All that said, the new competition law does represent some progress. Most prominently, Article 5 removes the concept of exclusive agency agreements, which have bedevilled market competition in Lebanon since their introduction in 1967. Under these arrangements, Lebanese law had guaranteed the rights of select individuals and companies to sell specified products from abroad – to the exclusion of all competitors. 

“(Article 5) is an important step, and one of the only good steps in the law” Muhanna explained. “It has been one of the major tools used to defend monopolies.” 

Lebanese agents can still operate as sole product distributors – after all, foreign suppliers can limit the number of parties authorised to sell their products – but exclusive agents will no longer receive the same generous legal protections as before. 

Nevertheless, the exclusive agency provisions illustrate the fraught process of implementing reform. In 2019, Parliament began reconsidering the draft competition law, which had first been tabled 12 years earlier. Since then, Parliamentarians have haggled over Article 5’s terms in an obscure legislative debate that Lebanese NGO Legal Agenda has dismissed as “a storm in a teacup.” This further delay has now been broken only by Lebanese lawmakers’ pressing need to appease the international community: The IMF has demanded the competition law’s enactment as a precondition for a financial rescue package.

Sabotage 

It would be premature to treat the new competition law as a true watershed moment.

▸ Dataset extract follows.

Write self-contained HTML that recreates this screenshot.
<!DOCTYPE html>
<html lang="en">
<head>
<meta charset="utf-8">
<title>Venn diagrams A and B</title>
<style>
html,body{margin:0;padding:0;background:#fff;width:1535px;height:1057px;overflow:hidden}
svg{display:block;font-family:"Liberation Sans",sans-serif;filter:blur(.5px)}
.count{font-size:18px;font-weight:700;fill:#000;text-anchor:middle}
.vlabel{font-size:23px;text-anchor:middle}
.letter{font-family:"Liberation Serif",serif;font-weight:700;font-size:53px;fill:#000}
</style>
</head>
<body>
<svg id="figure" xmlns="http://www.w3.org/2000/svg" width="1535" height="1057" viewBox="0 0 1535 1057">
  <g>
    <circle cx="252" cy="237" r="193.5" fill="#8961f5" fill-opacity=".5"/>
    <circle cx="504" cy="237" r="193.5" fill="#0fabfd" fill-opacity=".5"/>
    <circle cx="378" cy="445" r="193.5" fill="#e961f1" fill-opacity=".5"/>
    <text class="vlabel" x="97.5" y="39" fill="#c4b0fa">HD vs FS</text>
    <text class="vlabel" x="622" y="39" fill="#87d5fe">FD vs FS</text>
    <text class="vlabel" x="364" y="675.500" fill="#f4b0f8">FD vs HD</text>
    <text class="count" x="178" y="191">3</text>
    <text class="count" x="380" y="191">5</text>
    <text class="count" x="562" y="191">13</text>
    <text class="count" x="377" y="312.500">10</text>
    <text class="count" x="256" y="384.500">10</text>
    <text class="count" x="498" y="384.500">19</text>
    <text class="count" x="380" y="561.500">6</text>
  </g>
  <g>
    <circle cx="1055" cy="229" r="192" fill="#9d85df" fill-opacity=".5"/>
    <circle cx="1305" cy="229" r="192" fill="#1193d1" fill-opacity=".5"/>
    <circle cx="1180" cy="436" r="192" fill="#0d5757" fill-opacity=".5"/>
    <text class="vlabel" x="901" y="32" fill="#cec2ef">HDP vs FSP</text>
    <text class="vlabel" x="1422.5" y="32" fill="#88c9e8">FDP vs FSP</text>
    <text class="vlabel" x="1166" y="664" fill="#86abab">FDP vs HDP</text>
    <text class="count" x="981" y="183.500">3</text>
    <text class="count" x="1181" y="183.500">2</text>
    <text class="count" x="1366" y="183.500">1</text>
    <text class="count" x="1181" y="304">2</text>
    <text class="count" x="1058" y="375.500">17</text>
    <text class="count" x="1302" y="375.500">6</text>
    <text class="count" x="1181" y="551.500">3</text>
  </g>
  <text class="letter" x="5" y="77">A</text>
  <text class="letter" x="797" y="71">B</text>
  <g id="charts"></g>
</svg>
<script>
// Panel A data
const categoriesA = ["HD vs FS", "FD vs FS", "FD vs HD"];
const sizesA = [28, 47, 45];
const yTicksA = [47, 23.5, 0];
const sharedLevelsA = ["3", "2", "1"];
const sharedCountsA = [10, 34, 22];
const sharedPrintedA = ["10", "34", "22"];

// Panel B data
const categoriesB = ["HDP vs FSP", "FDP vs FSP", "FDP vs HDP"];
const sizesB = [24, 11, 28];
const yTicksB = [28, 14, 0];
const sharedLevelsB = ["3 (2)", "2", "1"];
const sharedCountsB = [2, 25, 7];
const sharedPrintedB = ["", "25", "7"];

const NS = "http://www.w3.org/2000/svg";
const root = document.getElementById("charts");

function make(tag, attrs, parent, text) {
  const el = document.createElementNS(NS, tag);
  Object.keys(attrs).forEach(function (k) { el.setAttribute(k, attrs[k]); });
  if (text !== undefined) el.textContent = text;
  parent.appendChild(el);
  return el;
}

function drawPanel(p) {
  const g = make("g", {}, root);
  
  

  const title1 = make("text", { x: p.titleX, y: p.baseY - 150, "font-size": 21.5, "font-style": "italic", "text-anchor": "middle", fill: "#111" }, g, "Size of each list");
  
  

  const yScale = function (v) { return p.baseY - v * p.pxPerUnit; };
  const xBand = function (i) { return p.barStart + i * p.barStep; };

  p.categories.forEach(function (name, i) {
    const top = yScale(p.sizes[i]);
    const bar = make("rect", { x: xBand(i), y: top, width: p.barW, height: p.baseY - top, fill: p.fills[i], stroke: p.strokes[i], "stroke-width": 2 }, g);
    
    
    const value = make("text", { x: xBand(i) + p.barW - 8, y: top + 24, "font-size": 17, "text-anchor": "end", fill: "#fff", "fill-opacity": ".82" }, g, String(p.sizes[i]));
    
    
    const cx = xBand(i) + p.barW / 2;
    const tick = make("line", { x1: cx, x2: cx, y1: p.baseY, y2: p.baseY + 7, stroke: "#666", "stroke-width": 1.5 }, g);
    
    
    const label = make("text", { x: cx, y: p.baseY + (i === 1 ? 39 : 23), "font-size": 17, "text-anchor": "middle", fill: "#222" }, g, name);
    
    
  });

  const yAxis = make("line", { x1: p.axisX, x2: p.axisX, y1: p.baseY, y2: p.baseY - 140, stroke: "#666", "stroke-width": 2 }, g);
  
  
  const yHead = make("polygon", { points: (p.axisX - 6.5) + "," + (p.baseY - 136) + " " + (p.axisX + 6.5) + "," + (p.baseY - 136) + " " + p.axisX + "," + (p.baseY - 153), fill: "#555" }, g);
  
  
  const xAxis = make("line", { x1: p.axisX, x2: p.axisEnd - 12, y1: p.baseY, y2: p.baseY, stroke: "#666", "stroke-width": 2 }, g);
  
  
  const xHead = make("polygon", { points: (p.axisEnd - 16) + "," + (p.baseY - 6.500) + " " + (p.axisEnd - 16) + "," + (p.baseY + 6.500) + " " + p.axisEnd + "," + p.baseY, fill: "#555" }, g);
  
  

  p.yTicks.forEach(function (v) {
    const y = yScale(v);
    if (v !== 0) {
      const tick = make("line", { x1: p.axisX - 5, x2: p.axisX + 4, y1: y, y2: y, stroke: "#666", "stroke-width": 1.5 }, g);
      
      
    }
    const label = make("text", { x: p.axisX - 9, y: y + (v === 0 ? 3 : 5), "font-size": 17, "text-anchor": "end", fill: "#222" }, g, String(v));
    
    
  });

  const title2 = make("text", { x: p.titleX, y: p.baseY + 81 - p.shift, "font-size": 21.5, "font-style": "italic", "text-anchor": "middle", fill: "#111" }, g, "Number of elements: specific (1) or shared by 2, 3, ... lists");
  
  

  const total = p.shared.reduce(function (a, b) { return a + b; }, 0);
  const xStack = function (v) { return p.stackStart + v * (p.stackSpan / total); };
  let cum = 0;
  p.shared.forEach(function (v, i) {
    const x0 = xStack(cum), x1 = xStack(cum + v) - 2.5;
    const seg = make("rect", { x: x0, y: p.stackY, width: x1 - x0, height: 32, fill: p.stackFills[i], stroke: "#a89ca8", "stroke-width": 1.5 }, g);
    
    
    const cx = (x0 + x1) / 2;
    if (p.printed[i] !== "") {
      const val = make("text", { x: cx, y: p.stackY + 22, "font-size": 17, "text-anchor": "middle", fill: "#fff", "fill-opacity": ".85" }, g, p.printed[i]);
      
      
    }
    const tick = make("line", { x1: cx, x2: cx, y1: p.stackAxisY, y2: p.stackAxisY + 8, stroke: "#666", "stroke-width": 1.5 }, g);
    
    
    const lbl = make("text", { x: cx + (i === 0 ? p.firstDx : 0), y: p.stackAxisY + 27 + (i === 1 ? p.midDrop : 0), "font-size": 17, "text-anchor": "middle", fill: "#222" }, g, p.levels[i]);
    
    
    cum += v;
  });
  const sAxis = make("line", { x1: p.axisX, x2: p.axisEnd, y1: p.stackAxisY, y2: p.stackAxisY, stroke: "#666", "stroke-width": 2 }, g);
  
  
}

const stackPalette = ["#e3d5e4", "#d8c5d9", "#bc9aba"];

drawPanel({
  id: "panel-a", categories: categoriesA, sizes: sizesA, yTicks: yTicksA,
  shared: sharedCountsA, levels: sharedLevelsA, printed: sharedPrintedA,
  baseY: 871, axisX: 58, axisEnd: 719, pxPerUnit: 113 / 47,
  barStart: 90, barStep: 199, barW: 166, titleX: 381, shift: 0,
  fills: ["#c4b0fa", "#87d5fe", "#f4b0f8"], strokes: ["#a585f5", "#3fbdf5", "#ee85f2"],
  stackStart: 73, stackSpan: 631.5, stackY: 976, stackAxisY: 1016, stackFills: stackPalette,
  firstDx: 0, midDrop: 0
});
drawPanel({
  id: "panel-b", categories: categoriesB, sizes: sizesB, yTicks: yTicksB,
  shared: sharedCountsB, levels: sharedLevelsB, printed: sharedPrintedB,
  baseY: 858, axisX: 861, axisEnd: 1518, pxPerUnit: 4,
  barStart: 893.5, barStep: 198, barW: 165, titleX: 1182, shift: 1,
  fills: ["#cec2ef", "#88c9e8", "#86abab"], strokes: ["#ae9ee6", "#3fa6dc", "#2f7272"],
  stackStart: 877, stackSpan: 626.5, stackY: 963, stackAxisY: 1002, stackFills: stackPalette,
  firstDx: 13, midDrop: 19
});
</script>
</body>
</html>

As the parliament finally introduced this legislation, it refused to pass a new judicial independence law – another key demand from potential foreign donors.  

Indeed, Berro fears that Lebanon’s elites have succeeded in filling criteria sheets for international policymakers, without truly risking their pervasive business interests. The international community “has said bravo while remaining silent on corruption in the country,” he said. 

For her part, Mehanna does not believe Lebanon has advanced too much further than the preceding 15 years, during which the draft competition law languished in a desk drawer within the Grand Serail and the halls of Parliament. “The law [has been] sabotaged completely,” she said.